In the last few years Google have been actively promoting but also mandating a move to a secure web. However, HTTPS apps and websites require TLS certificates, and while deployment is increasingly a solved issue thanks to Let’s Encrypt and their ACME protocol, development still mostly ends up happening over HTTP because no one can get a universally valid certificate for localhost
and it is also dangerous or impossible to use certificates from Certificate Authorities for localhost
or 127.0.0.1
. Even using self-signed certificates are equally not recommended as they cause trust errors in the browser.
mkcert is a simple tool for making locally-trusted development certificates and it requires no configuration. It works for any hostname or IP, including localhost.

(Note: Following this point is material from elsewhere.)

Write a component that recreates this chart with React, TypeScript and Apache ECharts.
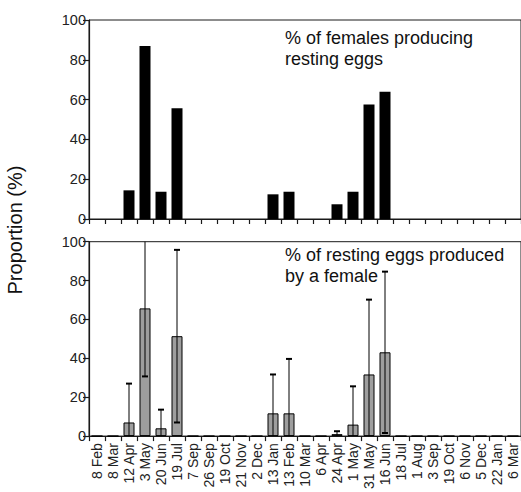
import React, { useEffect, useRef } from "react";
import * as echarts from "echarts";

const dates = [
  "8 Feb", "8 Mar", "12 Apr", "3 May", "20 Jun", "19 Jul", "7 Sep", "26 Sep", "19 Oct",
  "21 Nov", "2 Dec", "13 Jan", "13 Feb", "10 Mar", "6 Apr", "24 Apr", "1 May", "31 May",
  "16 Jun", "18 Jul", "1 Aug", "3 Sep", "19 Oct", "6 Nov", "5 Dec", "22 Jan", "6 Mar",
];
const femalesProducing = [
  0, 0, 14.4, 86.9, 13.7, 55.6, 0, 0, 0, 0, 0, 12.4, 13.7, 0, 0, 7.4, 13.7, 57.6, 64,
  0, 0, 0, 0, 0, 0, 0, 0,
];
const eggsPerFemale = [
  0, 0, 7, 65.7, 4, 51.4, 0, 0, 0, 0, 0, 11.7, 11.7, 0, 0, 1, 5.9, 31.7, 43.1,
  0, 0, 0, 0, 0, 0, 0, 0,
];
const eggsError = [
  0, 0, 20, 35, 9.6, 44.4, 0, 0, 0, 0, 0, 20, 28, 0, 0, 1.5, 19.7, 38.5, 41.5,
  0, 0, 0, 0, 0, 0, 0, 0,
];
const yTicks = [0, 20, 40, 60, 80, 100];

const FONT = "'Liberation Sans', Arial, Helvetica, sans-serif";
const INK = "#1a1a1a";

export default function App() {
  const ref = useRef<HTMLDivElement>(null);
  useEffect(() => {
    if (!ref.current) return;
    const chart = echarts.init(ref.current, undefined, { renderer: "svg" });
    const yMin = yTicks[0];
    const yMax = yTicks[yTicks.length - 1];
    const yInt = yTicks[1] - yTicks[0];
    const gridBase = {
      left: 89,
      right: -3,
      show: true,
      borderColor: INK,
      borderWidth: 1,
      backgroundColor: "transparent",
    };
    const yAxisBase = (gi: number) => ({
      type: "value" as const,
      gridIndex: gi,
      min: yMin,
      max: yMax,
      interval: yInt,
      splitLine: { show: false },
      axisLine: { show: true, lineStyle: { color: INK, width: 1.2 } },
      axisTick: { show: true, length: 6, lineStyle: { color: INK, width: 1.2 } },
      axisLabel: { fontSize: 14.5, color: "#222", fontFamily: FONT, margin: 3 },
    });
    const xAxisBase = (gi: number, showLabels: boolean) => ({
      type: "category" as const,
      gridIndex: gi,
      data: dates,
      boundaryGap: true,
      axisLine: { show: true, lineStyle: { color: INK, width: 1.2 } },
      axisTick: { show: true, length: 5, interval: 0, lineStyle: { color: INK, width: 1.2 } },
      axisLabel: {
        show: showLabels,
        interval: 0,
        rotate: 90,
        fontSize: 14,
        color: "#222",
        fontFamily: FONT,
        margin: 7,
      },
      splitLine: { show: false },
    });

    const errData = eggsPerFemale.map((v, i) => [i, v, eggsError[i]]);

    chart.setOption({
      animation: false,
      grid: [
        { ...gridBase, top: 20, bottom: 273 },
        { ...gridBase, top: 241.7, bottom: 51.3 },
      ],
      xAxis: [xAxisBase(0, false), xAxisBase(1, true)],
      yAxis: [yAxisBase(0), yAxisBase(1)],
      series: [
        {
          type: "bar",
          xAxisIndex: 0,
          yAxisIndex: 0,
          data: femalesProducing,
          barWidth: 11,
          itemStyle: { color: "#000" },
        },
        {
          type: "bar",
          xAxisIndex: 1,
          yAxisIndex: 1,
          data: eggsPerFemale,
          barWidth: 11,
          itemStyle: { color: "#9e9e9e", borderColor: "#000", borderWidth: 1 },
        },
        {
          type: "custom",
          xAxisIndex: 1,
          yAxisIndex: 1,
          data: errData,
          z: 5,
          renderItem: (params: any, api: any) => {
            const idx = api.value(0);
            const v = api.value(1);
            const e = api.value(2);
            if (!e) return null;
            const up = v + e;
            const lo = v - e;
            const upC = Math.min(yMax, up);
            const loC = Math.max(yMin, lo);
            const pUp = api.coord([idx, upC]);
            const pLo = api.coord([idx, loC]);
            const cap = 3;
            const style = { stroke: "#000", lineWidth: 1 };
            const children: any[] = [
              { type: "line", shape: { x1: pUp[0], y1: pUp[1], x2: pLo[0], y2: pLo[1] }, style },
            ];
            if (up <= yMax) {
              children.push({
                type: "line",
                shape: { x1: pUp[0] - cap, y1: pUp[1], x2: pUp[0] + cap, y2: pUp[1] },
                style: { stroke: "#000", lineWidth: 2 },
              });
            }
            if (lo >= yMin) {
              children.push({
                type: "line",
                shape: { x1: pLo[0] - cap, y1: pLo[1], x2: pLo[0] + cap, y2: pLo[1] },
                style: { stroke: "#000", lineWidth: 2 },
              });
            }
            return { type: "group", children };
          },
        },
      ],
      graphic: [
        {
          type: "text",
          left: 285,
          top: 27,
          style: {
            text: "% of females producing\nresting eggs",
            fontSize: 18,
            lineHeight: 21,
            fontFamily: FONT,
            fill: "#111",
          },
        },
        {
          type: "text",
          left: 285,
          top: 244,
          style: {
            text: "% of resting eggs produced\nby a female",
            fontSize: 18,
            lineHeight: 21,
            fontFamily: FONT,
            fill: "#111",
          },
        },
        {
          type: "text",
          x: 15,
          y: 230,
          rotation: Math.PI / 2,
          style: {
            text: "Proportion (%)",
            fontSize: 20,
            fontFamily: FONT,
            fill: "#111",
            textAlign: "center",
            textVerticalAlign: "middle",
          },
        },
      ],
    });
    return () => chart.dispose();
  }, []);
  return (
    <div
      ref={ref}
      style={{ position: "absolute", left: 0, top: 0, width: 521, height: 492, background: "#fff" }}
    />
  );
}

Mkcert provides their solution by issueing certificates that are signed by your own private CA. This will automatically create and installs a local CA in the system root store and generates locally-trusted certificates. So, when your browser loads a certificate generated by your instance of mkcert, it will show up with a green lock!
The downside to this approach is that the modification of the trust anchors normally requires root privileges. The actual trust bit is basically removed.
mkcert undoes this boundary by opening a “shortcut” where any code on the machine can mint trusted certificates for any domain (such as internet banking). On the other hand Let’s Encrypt’s ACME protocol has already removed much of the boundary because it issues their certificates without any verification, other than for users having access to the domain involved in the SSL issuance request.